I would just estimate P's line of sight contour with ray collisions.

RESOLUTION = PI / 720;
For rad = 0 To PI * 2 Step RESOLUTION
  ray = CreateRay(P, rad)
  hits = Intersect(ray, contours)
  If Len(hits) > 0
    Add(hits[0], lineOfSightContour)

Answer 4

First approach

Main idea

1. Run an edge detection algorithm (Canny should do it just fine).
2. For each contour point C compute the triplet (slope, dir, dist), where:
   • slope is the slope of the line that passes through P and C
   • dir is a bit which is set if C is to the right of P (on the x axis) and reset if it is to the left; it used in order to distinguish in between points having the same slope, but on opposite sides of P
   • dist is the distance in between P and C.
3. Classify the set of contour points such that a class contains the points with the same key (slope, dir) and keep the one point from each such class having the minimum dist. Let S be the set of these closest points.
4. Sort S in clockwise order.
5. Iterate once more through the sorted set and, whenever two consecutive points are too far apart, draw a segment in between them, otherwise just draw the points.

Notes

• You do not really need to compute the real distance in between P and C since you only use dist to determine the closest point to P at step 3. Instead you can keep C.x - P.x in dist. This piece of information should also tell you which of two points with the same slope is closest to P. Also, C.x - P.x swallows the dir parameter (in the sign bit). So you do not really need dir either.

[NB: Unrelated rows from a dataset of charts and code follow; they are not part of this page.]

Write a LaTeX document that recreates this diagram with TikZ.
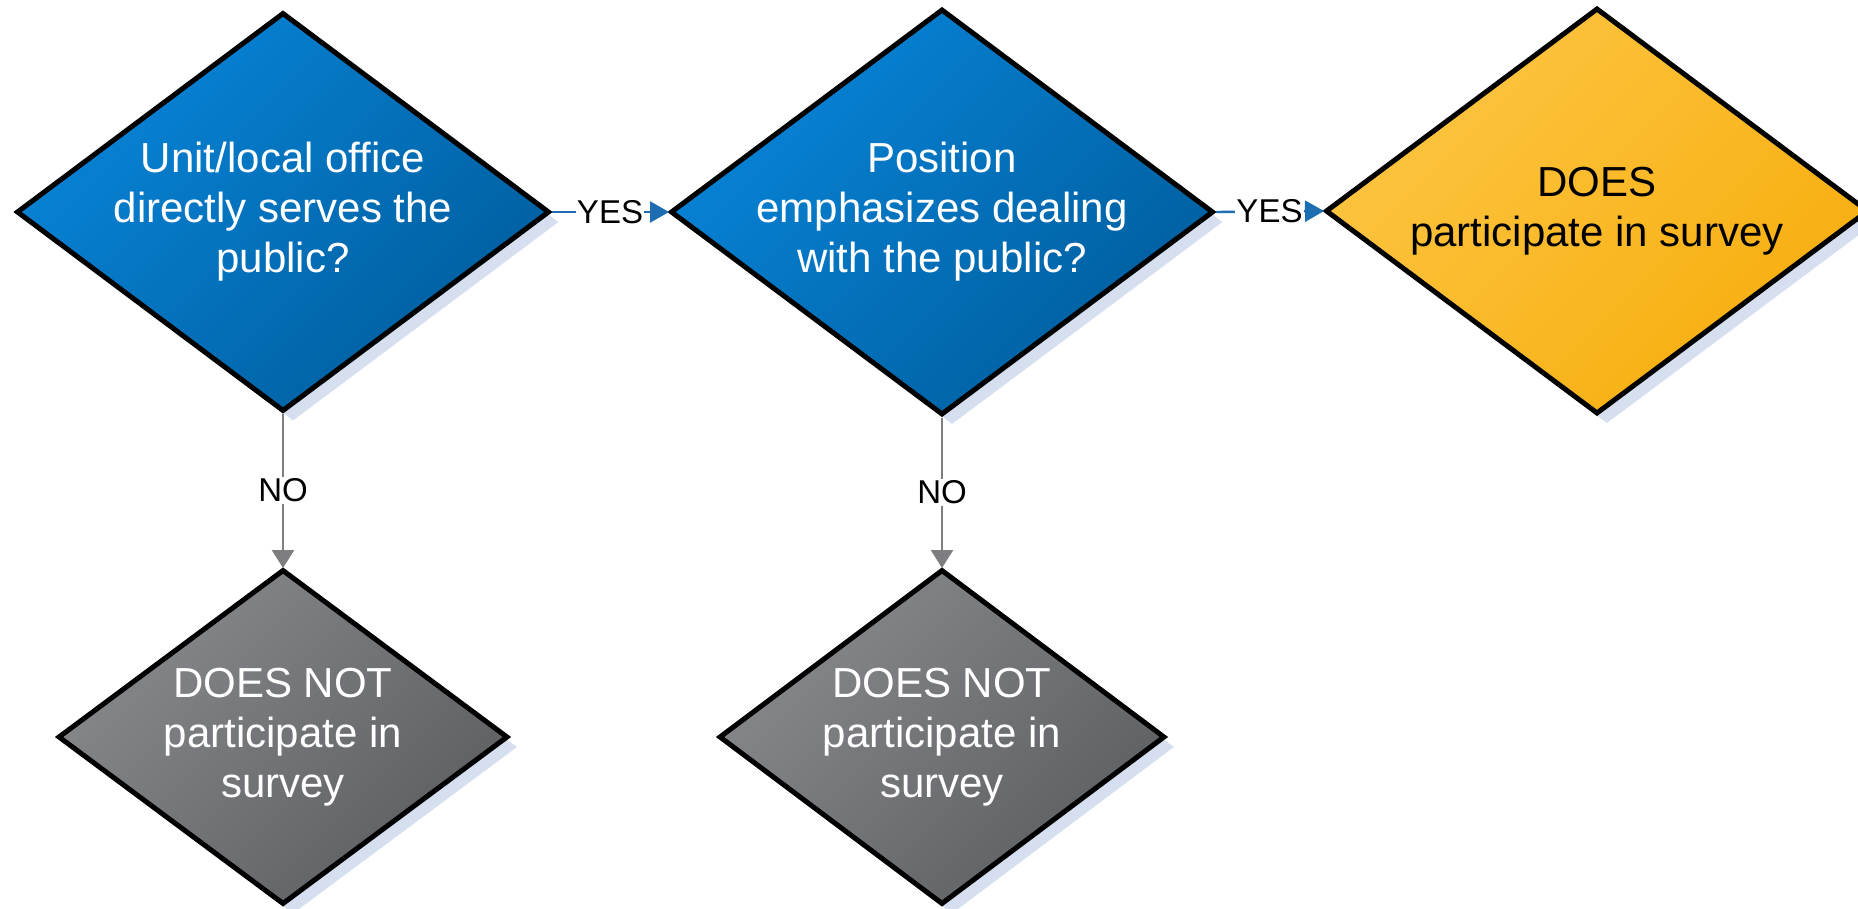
\documentclass[tikz,border=0pt]{standalone}
\usepackage{fontspec}
\setmainfont{Liberation Sans}
\usetikzlibrary{shapes.geometric,shadows,arrows.meta}
\definecolor{blueA}{HTML}{0884D8}
\definecolor{blueB}{HTML}{005E9E}
\definecolor{orangeA}{HTML}{FDC543}
\definecolor{orangeB}{HTML}{F7AE0E}
\definecolor{grayA}{HTML}{88898D}
\definecolor{grayB}{HTML}{5D5E62}
\definecolor{shadowc}{HTML}{D5DFEF}
\definecolor{linkblue}{HTML}{1C6DB2}
\definecolor{linkgray}{HTML}{7E7E80}
\begin{document}
\begin{tikzpicture}[x=1pt,y=-1pt,
  dia/.style={diamond, draw=black, line width=5pt, line join=miter, inner xsep=-100pt, inner ysep=-40pt,
    align=center, font=\fontsize{42}{50}\selectfont,
    drop shadow={shadow xshift=10pt, shadow yshift=-10pt, fill=shadowc, opacity=1, draw=none}},
  bluedia/.style={dia, text=white, top color=blueA, bottom color=blueB, shading angle=45},
  orangedia/.style={dia, text=black, top color=orangeA, bottom color=orangeB, shading angle=45},
  graydia/.style={dia, text=white, top color=grayA, bottom color=grayB, shading angle=45},
  lbl/.style={fill=white, inner xsep=1pt, inner ysep=2pt, text=black, font=\fontsize{33}{38}\selectfont},
  yesarrow/.style={draw=linkblue, line width=2.4pt, -{Triangle[length=19pt,width=21pt]}, shorten >=-1pt},
  noarrow/.style={draw=linkgray, line width=2.7pt, -{Triangle[length=18pt,width=22pt]}, shorten >=-1pt}
]
\useasboundingbox (0,0) rectangle (1858,909);

\node[bluedia, minimum width=533pt, minimum height=399pt] (d1) at (283,212)
  {Unit/local office\\directly serves the\\public?};
\node[bluedia, minimum width=543pt, minimum height=406pt] (d2) at (942,212)
  {Position\\emphasizes dealing\\with the public?};
\node[orangedia, minimum width=543pt, minimum height=406pt] (d3) at (1597,211)
  {DOES\\participate in survey};
\node[graydia, minimum width=450pt, minimum height=335pt] (d4) at (283,737)
  {DOES NOT\\participate in\\survey};
\node[graydia, minimum width=446pt, minimum height=335pt] (d5) at (942,737)
  {DOES NOT\\participate in\\survey};

\draw[yesarrow] (d1.east) -- node[lbl] {YES} (d2.west);
\draw[yesarrow] (d2.east) -- node[lbl] {YES} (d3.west);
\draw[noarrow] (d1.south) -- node[lbl] {NO} (d4.north);
\draw[noarrow] (d2.south) -- node[lbl] {NO} (d5.north);
\end{tikzpicture}
\end{document}
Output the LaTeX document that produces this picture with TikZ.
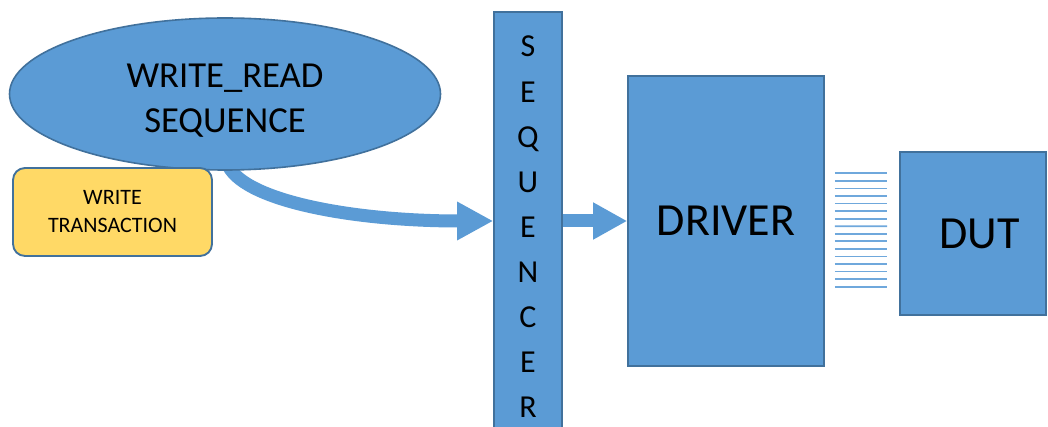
\documentclass[tikz,border=0pt]{standalone}
\usepackage{fontspec}
\setmainfont{Carlito}
\usetikzlibrary{shapes.geometric,arrows.meta,calc,backgrounds}

\definecolor{boxblue}{HTML}{5B9BD5}
\definecolor{edgeblue}{HTML}{41719C}
\definecolor{noteyellow}{HTML}{FFD966}
\definecolor{buslight}{HTML}{6FA8DC}

\tikzset{
  block/.style={rectangle, draw=edgeblue, fill=boxblue, line width=1.2pt, inner sep=0pt},
  seqletter/.style={anchor=base, inner sep=0pt, font=\fontsize{24}{28}\selectfont},
  note/.style={rectangle, rounded corners=9pt, draw=edgeblue, fill=noteyellow, line width=1.4pt,
    align=center, inner sep=0pt, font=\fontsize{16.5}{21}\selectfont},
  flow/.style={draw=boxblue, line width=9.75pt},
  bus/.style={draw=buslight, line width=1.3pt}
}

\begin{document}
\begin{tikzpicture}[x=0.75pt, y=-0.75pt]
  \clip (0,0) rectangle (1048,427);

  % sequence ellipse and its label
  \node[ellipse, draw=edgeblue, fill=boxblue, line width=1.2pt, inner sep=0pt,
        minimum width=431*0.75pt, minimum height=152*0.75pt] (ell) at (225,94) {};
  \node[align=center, inner sep=0pt, font=\fontsize{27.5}{33.75}\selectfont] (elltext) at (225,101)
        {WRITE\_READ\\SEQUENCE};

  % transaction note
  \node[note, minimum width=199*0.75pt, minimum height=88*0.75pt] (trans) at (112.5,212)
        {WRITE\\TRANSACTION};

  % sequencer column (runs past the lower edge)
  \node[block, minimum width=68*0.75pt, minimum height=440*0.75pt] (seq) at (528,232) {};
  \foreach \l [count=\i from 0] in {S,E,Q,U,E,N,C,E,R}
    \node[seqletter] (seq\i) at (528,{57+45.1*\i}) {\l};

  % driver and DUT
  \node[block, minimum width=196*0.75pt, minimum height=290*0.75pt,
        font=\fontsize{34.5}{40}\selectfont] (drv) at (726,221) {DRIVER};
  \node[block, minimum width=146*0.75pt, minimum height=163*0.75pt,
        font=\fontsize{34.5}{40}\selectfont] (dut) at (973,233.5) {\hspace*{10pt}DUT};

  % signal bundle between driver and DUT
  \foreach \k [evaluate=\k as \yy using 173.3+7.56*\k] in {0,...,15}
    \draw[bus] ($(drv.east)+(10,{\yy-221})$) -- ($(dut.west)+(-12,{\yy-233.5})$);

  % white page, then the flow arrows beneath the shapes
  \begin{scope}[on background layer]
    \fill[white] (0,0) rectangle (1048,427);
    \draw[flow, -{Triangle[length=27pt, width=27pt]}]
      ($(ell.south)+(2,-8)$) .. controls (240,200) and (350,221) .. (seq.west |- drv.west);
    \draw[flow, -{Triangle[length=25.5pt, width=26pt]}]
      (seq.east |- drv.west) -- (drv.west);
  \end{scope}
\end{tikzpicture}
\end{document}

• The classification in step 3 can ideally be done by hashing (thus, in linear number of steps), but since doubles/floats are subject to rounding, you might need to allow small errors to occur by rounding the values of the slopes.

Second approach

Main idea

You can perform a sort of BFS starting from P, like when trying to determine the country/zone that P resides in. For each pixel, look at the pixels around it that were already visited by BFS (called neighbors). Depending on the distribution of the neighbor pixels that are in the line of sight, determine if the currently visited pixel is in the line of sight too or not. You can probably apply a sort of convolution operator on the neighbor pixels (like with any other filter). Also, you do not really need to decide right away if a pixel is for sure in the line of sight. You could instead compute some probability of that to be true.

Notes

• Due to the fact that your graph is a 2D image, BFS should be pretty fast (since the number of edges is linear in the number of vertices).
• This second approach eliminates the need to run an edge detection algorithm. Also, if the country/zone P resides in is considerably smaller than the image the overall performance should be better than running an edge detection algorithm solely.